To prevent such problems see if you like our thinking.

Sales Mastery Definition:
The ability to rapidly assess a customer situation, recall the right facts about their product or service then pick the right question or statement and use that selected behavior in a customer aligned way

The crucial element, of course, is execution speed. Speed so fast that there’s no time to stop and think. In sports, it is called muscle mastery and in neuroscience – Rapid Adaptive Reasoning Ability. It’s rapid because it operates sub-consciously where the brain has far more capacity than conscious thinking. For salespeople such mastery does double duty. It creates seamless performance because this work is done sub-consciously while freeing up conscious thinking to really listen to the client.
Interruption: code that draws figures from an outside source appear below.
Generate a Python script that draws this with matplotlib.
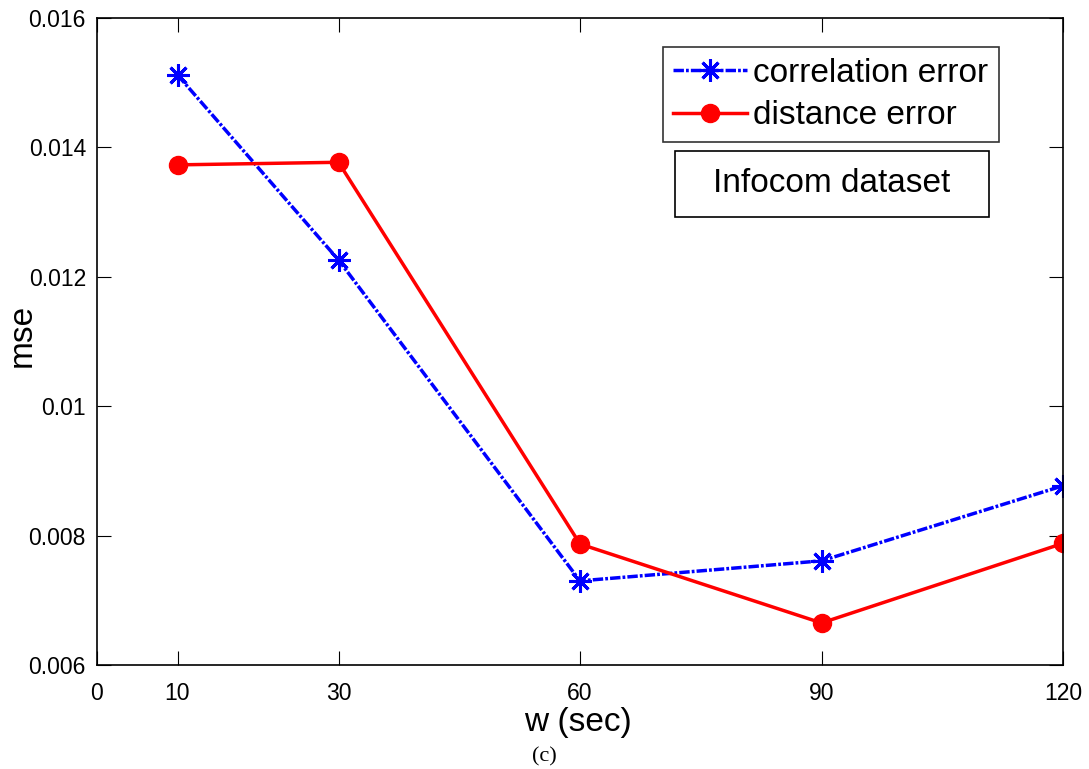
import matplotlib.pyplot as plt

plt.rcParams['font.family'] = ['Liberation Sans', 'DejaVu Sans']

# window size (sec)
w = [10, 30, 60, 90, 120]
corr_err = [0.01512, 0.01226, 0.00730, 0.00761, 0.00877]
dist_err = [0.01373, 0.01377, 0.00787, 0.00665, 0.00788]

xticks = [0, 10, 30, 60, 90, 120]
yticks = [0.006, 0.008, 0.01, 0.012, 0.014, 0.016]
ytick_labels = ["0.006", "0.008", "0.01", "0.012", "0.014", "0.016"]

fig = plt.figure(figsize=(10.89, 7.69), dpi=100)
ax = fig.add_axes([97 / 1089, 1 - 665 / 769, (1063 - 97) / 1089, (665 - 18) / 769])

ax.plot(w, corr_err, color="#0000ff", linewidth=2.5, dashes=(3, 0.6, 0.8, 0.6),
        marker=(8, 2, 0), markersize=16, markeredgewidth=2.2, label="correlation error")
ax.plot(w, dist_err, color="#ff0000", linewidth=2.5, marker="o", markersize=13,
        label="distance error")

ax.set_xlim(0, 120)
ax.set_ylim(0.006, 0.016)
ax.set_xticks(xticks)
ax.set_yticks(yticks)
ax.set_yticklabels(ytick_labels)
ax.tick_params(direction="in", length=10, top=True, right=True, labelsize=16.5, pad=8)
ax.tick_params(axis="x", pad=12)
for s in ax.spines.values():
    s.set_linewidth(1.2)

ax.set_xlabel("w (sec)", fontsize=24, va="center")
ax.xaxis.set_label_coords((578 - 97) / 966, (665 - 722) / 647)
ax.set_ylabel("mse", fontsize=24, va="center")
ax.yaxis.set_label_coords((22 - 97) / 966, (665 - 335) / 647)

leg = ax.legend(loc="upper right", bbox_to_anchor=(999 / 1089, 1 - 47 / 769),
                bbox_transform=fig.transFigure, fontsize=24, frameon=True, fancybox=False,
                edgecolor="black", handlelength=2.2, handletextpad=0.2, borderpad=0.32,
                labelspacing=0.35, borderaxespad=0)
leg.get_frame().set_linewidth(1.2)

ax.text(832 / 1089, 1 - 184 / 769, "Infocom dataset", transform=fig.transFigure,
        fontsize=24, ha="center", va="center")
box = plt.Rectangle((675 / 1089, 1 - 217 / 769), (989 - 675) / 1089, (217 - 151) / 769,
                    transform=fig.transFigure, fill=False, edgecolor="black", linewidth=1.2)
fig.patches.append(box)

fig.text(544 / 1089, 1 - 757 / 769, "(c)", fontsize=16, ha="center", va="center",
         family=["Liberation Serif", "DejaVu Serif"])

fig.savefig("out.png", dpi=100)
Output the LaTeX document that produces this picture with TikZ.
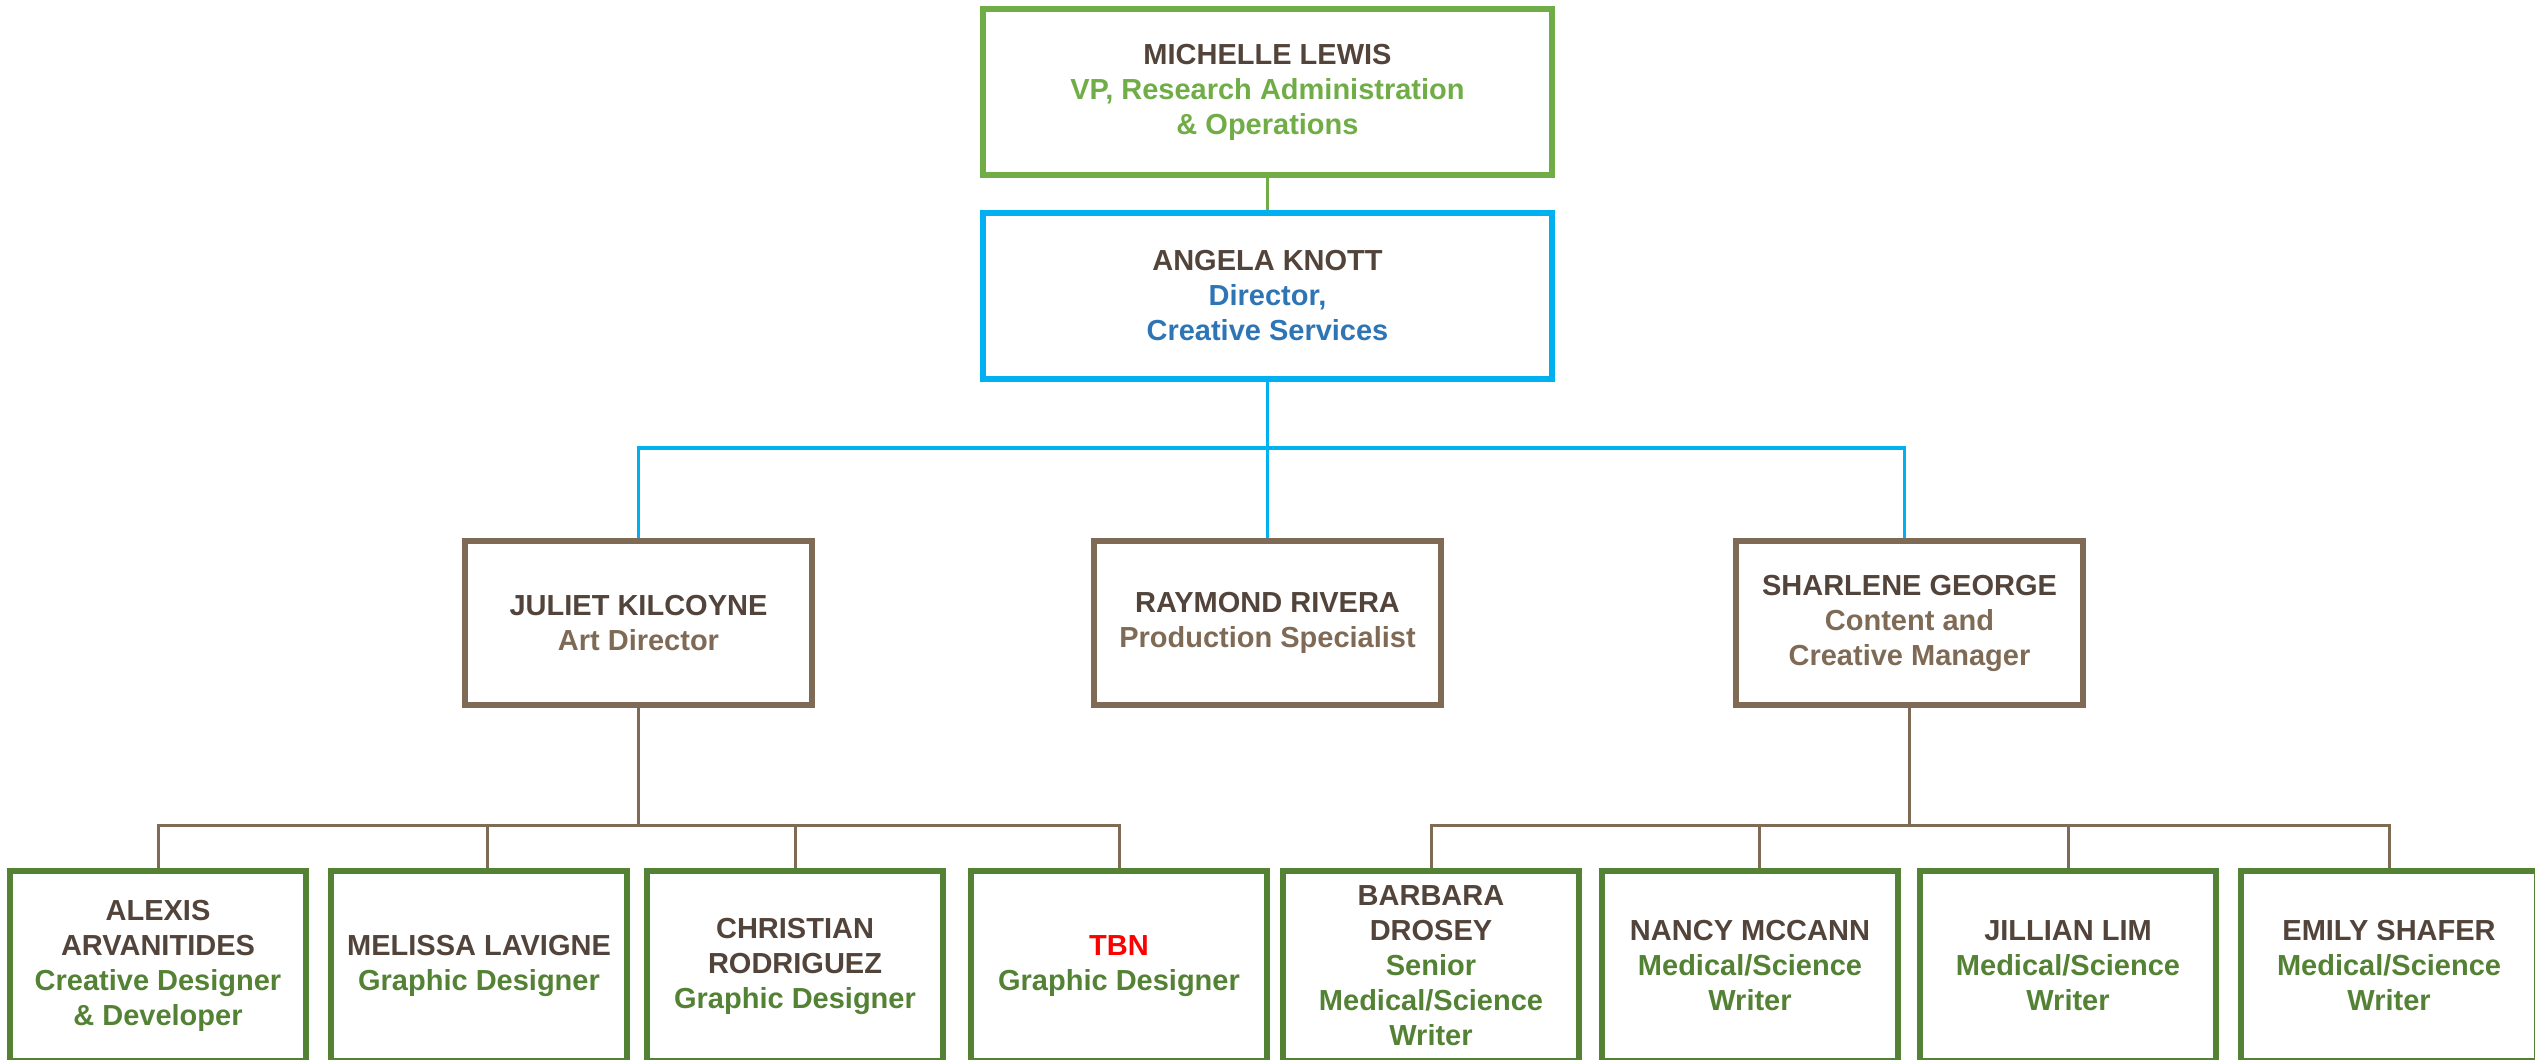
\documentclass[tikz,border=0pt]{standalone}
\usepackage{fontspec}
\setmainfont{Liberation Sans}
\definecolor{namec}{HTML}{52443A}
\definecolor{vpgreen}{HTML}{70AD47}
\definecolor{dircyan}{HTML}{00B0F0}
\definecolor{dirblue}{HTML}{2E75B6}
\definecolor{mgrbrown}{HTML}{7F6A56}
\definecolor{staffgreen}{HTML}{548235}
\definecolor{tbnred}{HTML}{FF0000}
\begin{document}
\begin{tikzpicture}[x=1pt, y=-1pt,
    main/.style = {draw, rectangle, line width=6pt, inner sep=0pt, align=center,
        text=namec, font=\bfseries\fontsize{29}{35}\selectfont},
    jefe/.style = {main, minimum width=569pt, minimum height=166pt},
    lider/.style = {main, draw=mgrbrown, minimum width=347pt, minimum height=164pt},
    staff/.style = {main, draw=staffgreen, minimum width=296pt, minimum height=190pt},
    linea/.style = {line width=3pt, draw=mgrbrown}]
    \path[use as bounding box] (0,0) rectangle (2535,1060);

    % Nivel 1
    \node[jefe, draw=vpgreen] (vp) at (1267.5,92)
        {MICHELLE LEWIS\\\textcolor{vpgreen}{VP, Research Administration}\\\textcolor{vpgreen}{\& Operations}};

    % Nivel 2
    \node[jefe, draw=dircyan] (dir) at (1267.5,295.5)
        {ANGELA KNOTT\\\textcolor{dirblue}{Director,}\\\textcolor{dirblue}{Creative Services}};

    % Nivel 3
    \node[lider] (art) at (638.5,623) {JULIET KILCOYNE\\\textcolor{mgrbrown}{Art Director}};
    \node[lider] (prod) at (1267.5,623) {RAYMOND RIVERA\\\textcolor{mgrbrown}{Production Specialist}};
    \node[lider] (cont) at (1909.5,623)
        {SHARLENE GEORGE\\\textcolor{mgrbrown}{Content and}\\\textcolor{mgrbrown}{Creative Manager}};

    % Nivel 4
    \node[staff] (alexis) at (158,966)
        {ALEXIS\\ARVANITIDES\\\textcolor{staffgreen}{Creative Designer}\\\textcolor{staffgreen}{\& Developer}};
    \node[staff] (melissa) at (479,966) {MELISSA LAVIGNE\\\textcolor{staffgreen}{Graphic Designer}};
    \node[staff] (christian) at (795,966)
        {CHRISTIAN\\RODRIGUEZ\\\textcolor{staffgreen}{Graphic Designer}};
    \node[staff] (tbn) at (1119,966) {\textcolor{tbnred}{TBN}\\\textcolor{staffgreen}{Graphic Designer}};
    \node[staff] (barbara) at (1431,966)
        {BARBARA\\DROSEY\\\textcolor{staffgreen}{Senior}\\\textcolor{staffgreen}{Medical/Science}\\\textcolor{staffgreen}{Writer}};
    \node[staff] (nancy) at (1750,966)
        {NANCY MCCANN\\\textcolor{staffgreen}{Medical/Science}\\\textcolor{staffgreen}{Writer}};
    \node[staff] (jillian) at (2068,966)
        {JILLIAN LIM\\\textcolor{staffgreen}{Medical/Science}\\\textcolor{staffgreen}{Writer}};
    \node[staff] (emily) at (2389,966)
        {EMILY SHAFER\\\textcolor{staffgreen}{Medical/Science}\\\textcolor{staffgreen}{Writer}};

    % Conexiones
    \coordinate (jdir) at (1267.5,448);
    \coordinate (jart) at (638.5,825);
    \coordinate (jcont) at (1909.5,825);
    \draw[line width=3pt, vpgreen] (vp) -- (dir);
    \draw[line width=3.5pt, dircyan] (dir) -- (jdir);
    \draw[line width=3.5pt, dircyan] (jdir) -| (art.north);
    \draw[line width=3.5pt, dircyan] (jdir) -- (prod);
    \draw[line width=3.5pt, dircyan] (jdir) -| ([xshift=-5pt]cont.north);
    \draw[linea] (art) -- (jart);
    \draw[linea] (jart) -| (alexis.north);
    \draw[linea] (jart) -| ([xshift=8pt]melissa.north);
    \draw[linea] (jart) -| (christian.north);
    \draw[linea] (jart) -| (tbn.north);
    \draw[linea] (cont) -- (jcont);
    \draw[linea] (jcont) -| (barbara.north);
    \draw[linea] (jcont) -| ([xshift=9pt]nancy.north);
    \draw[linea] (jcont) -| (jillian.north);
    \draw[linea] (jcont) -| (emily.north);
\end{tikzpicture}
\end{document}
To reach mastery any training and coaching system has to achieve four objectives which when used in combination will dramatically improve sales performance. They are:
1. Create the expectation in your salespeople that they are just like high performing athletes setting progressively higher goals for themselves
2. Develop mental toughness that the highest performing professional athletic coaches use to create top performers
3. Help senior executives remove common structural barriers to increasing sales performance and create peak sales performance environment.
4. Develop custom product, sales and coaching training that reduces time to performance for new salespeople as well as your current sales team.